Test Three: Troggoth, Games Workshop
I wanted to test out the Citadel primer, but still wanted to work with a zenithal highlight. I primed the troggoth black, then worked up to a light highlight with the warmer, cream colored primer. The Citadel Contrast primer is really nice, leaving a smooth, matte finish that is one of the nicest I have ever seen from a primer. But, it also runs about a million bucks a can, so budget well if you want to use it.
The troggoth came together in about 25 minutes, and I’m gobsmacked. The contrast line will work well with most minis, I think, but figures with exaggerated surface detail like these will sing. Is he the best looking model ever? Naaah, far from it. But having a model that looks this good, ready to go in less than half an hour? Sign me up.
Three minutes of work on the claws and teeth, and he’s ready to smash some fools.
Citadel Contrast Test Four: Endurance Round
I decided to follow up the Troggoth with an endurance challenge, just to see how many other figs could be painted up in a four hour session. All said and done, I ended up with 14 finished models- that’s six goblins, the troggoth, the snow troll, a Malifaux Gremlin, three Infinity models, one Star Wars: Legion model, and the Bad Moon spell, which blew my damned mind, by the way.
Does the Citadel Contrast range let you put on “one thick coat” and you’re done? Not really. Each color has a little bit of a learning curve to it, and the purples are a little on the week side. If you go too thick, you’ll get some pooling, which looks pretty sloppy when the figure dries.
BUT– once you get the hang of it, you can really pull off some amazing tricks. The paint takes a bit to dry, so you have to pace yourself, but you can thin it with the Contrast medium, and layer different shades over each other for some fun blended effects.
The flesh tones were a huge washout to me after painting faces on three models, but I decided to try a quick wash over a figure that already had a flesh colored base coat down. The end result was a really lush vibrant skin tone that would have taken a lot longer to pull off with my traditional technique.
Different paint colors mix together nicely, and thicker paints can be thinned into a nice glaze with the Contrast medium.
Will Citadel Contrast paints change the way people paint? Absolutely. This really is the biggest game changer I have seen in my three decades of painting. Veteran painters will find they are able to push more minis out much faster, and people new to the hobby are going to love them.

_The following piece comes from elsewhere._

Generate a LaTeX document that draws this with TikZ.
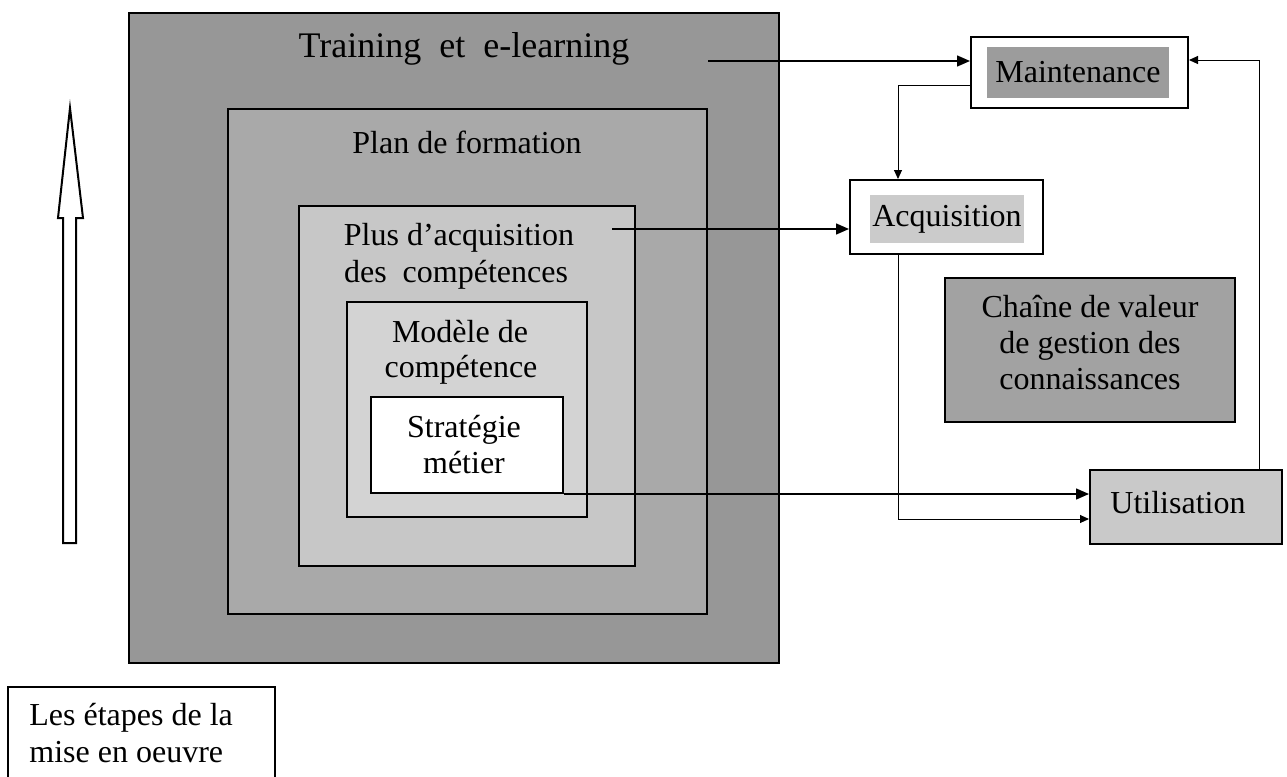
\documentclass[tikz,border=0pt]{standalone}
\usepackage{fontspec}
\setmainfont{Liberation Serif}
\usetikzlibrary{arrows.meta,fit,calc}

% shades of the nested rings and of the side boxes
\definecolor{ringA}{HTML}{979797}
\definecolor{ringB}{HTML}{A9A9A9}
\definecolor{ringC}{HTML}{C7C7C7}
\definecolor{ringD}{HTML}{D3D3D3}
\definecolor{chainFill}{HTML}{A2A2A2}
\definecolor{utilFill}{HTML}{C9C9C9}
\definecolor{hiDark}{HTML}{9C9C9C}
\definecolor{hiLight}{HTML}{CBCBCB}

\begin{document}
\begin{tikzpicture}[x=0.5pt,y=-0.5pt,
  box/.style={draw=black, line width=1pt, inner sep=0pt},
  lbl/.style={font=\fontsize{16}{18}\selectfont, inner sep=0pt, anchor=base},
  hilite/.style={font=\fontsize{16}{18}\selectfont, inner ysep=0pt},
  conn/.style={line width=0.75pt, -{Triangle[length=6.5pt,width=5.5pt]}},
  faint/.style={line width=0.5pt, -{Triangle[length=4.5pt,width=4pt]}}]

\clip (0,0) rectangle (1287,777);
\fill[white] (0,0) rectangle (1287,777);

% nested rings, from the outside in
\node[box, fill=ringA, fit={(129,13) (779,663)}] (train) {};
\node[box, fill=ringB, fit={(228,109) (707,614)}] (plan) {};
\node[box, fill=ringC, fit={(299,206) (635,566)}] (plus) {};
\node[box, fill=ringD, fit={(347,302) (587,517)}] (modele) {};
\node[box, fill=white, fit={(371,397) (563,493)}] (strat) {};

\node[lbl, font=\fontsize{18}{20}\selectfont] (trainT) at (464,57) {Training\ \ et\ \ e-learning};
\node[lbl] (planT) at (467,153) {Plan de formation};
\node[lbl] (plusT1) at (459,245) {Plus d’acquisition};
\node[lbl] (plusT2) at (456,282) {des\ \ compétences};
\node[lbl] (modeleT1) at (460,342) {Modèle de};
\node[lbl] (modeleT2) at (461,377) {compétence};
\node[lbl] (stratT1) at (464,437) {Stratégie};
\node[lbl] (stratT2) at (464,473) {métier};

% knowledge value chain on the right
\node[box, fit={(971,37) (1188,108)}] (maint) {};
\node[hilite, fill=hiDark, inner xsep=4pt, minimum height=25.5pt] (maintT) at (1078,72) {Maintenance};

\node[box, fit={(850,180) (1043,254)}] (acq) {};
\node[hilite, fill=hiLight, inner xsep=1pt, minimum height=24pt] (acqT) at (947,219) {Acquisition};

\node[box, fill=chainFill, fit={(945,278) (1235,422)}] (chain) {};
\node[lbl] (chainT1) at (1090,317) {Chaîne de valeur};
\node[lbl] (chainT2) at (1090,353) {de gestion des};
\node[lbl] (chainT3) at (1090,389) {connaissances};

\node[box, fill=utilFill, fit={(1090,470) (1282,544)}] (util) {};
\node[lbl] (utilT) at (1178,513) {Utilisation};

% caption box at the bottom left
\node[box, fit={(8,687) (275,790)}] (steps) {};
\node[lbl, anchor=base west] (stepsT1) at (29,725) {Les étapes de la};
\node[lbl, anchor=base west] (stepsT2) at (29,762) {mise en oeuvre};

% hollow upward arrow
\draw[line width=1pt, fill=white, line join=miter]
  (63,543) -- (63,218) -- (58,218) -- (70,108) -- (83,218) -- (76,218) -- (76,543) -- cycle;

% connectors
\coordinate (trainEnd) at (708,61);
\coordinate (plusEnd) at (612,229);
\coordinate (mk) at (898,85);
\coordinate (uk) at (898,519);
\coordinate (rk) at (1259,60);

\draw[conn] (trainEnd) -- (trainEnd -| maint.west);
\draw[faint] (mk -| maint.west) -- (mk) -- (mk |- acq.north);
\draw[conn] (plusEnd) -- (plusEnd -| acq.west);
\draw[faint] (mk |- acq.south) -- (uk) -- (uk -| util.west);
\draw[conn] (strat.south east) -- (strat.south east -| util.west);
\draw[faint] (rk |- util.north) -- (rk) -- (rk -| maint.east);
\end{tikzpicture}
\end{document}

That’s the biggest plus to the Citadel Contrast line that I can see- I will be sitting down with some new painters this weekend, after the paints go on sale. I am confident that the Contrast line will help new painters get over the intimidation so many people face when coming into the hobby. With the contrast paints, even the newest painter should be able to get a nicely painted group of minis on the table without that mountain of stress.
The price tag is a little steep, with MSRP running close to $8 a pot. With 34 paints in the initial range, I think a lot of people might balk at making the investment on Contrast paints. Despite that expense, though, I think Citadel has put out an exceptional range of paints.
You can pre-order the Citadel Contrast paint line from your local game store now, and you might want to do that soon- I think these paints will sell out quickly, and be in demand for some time to come.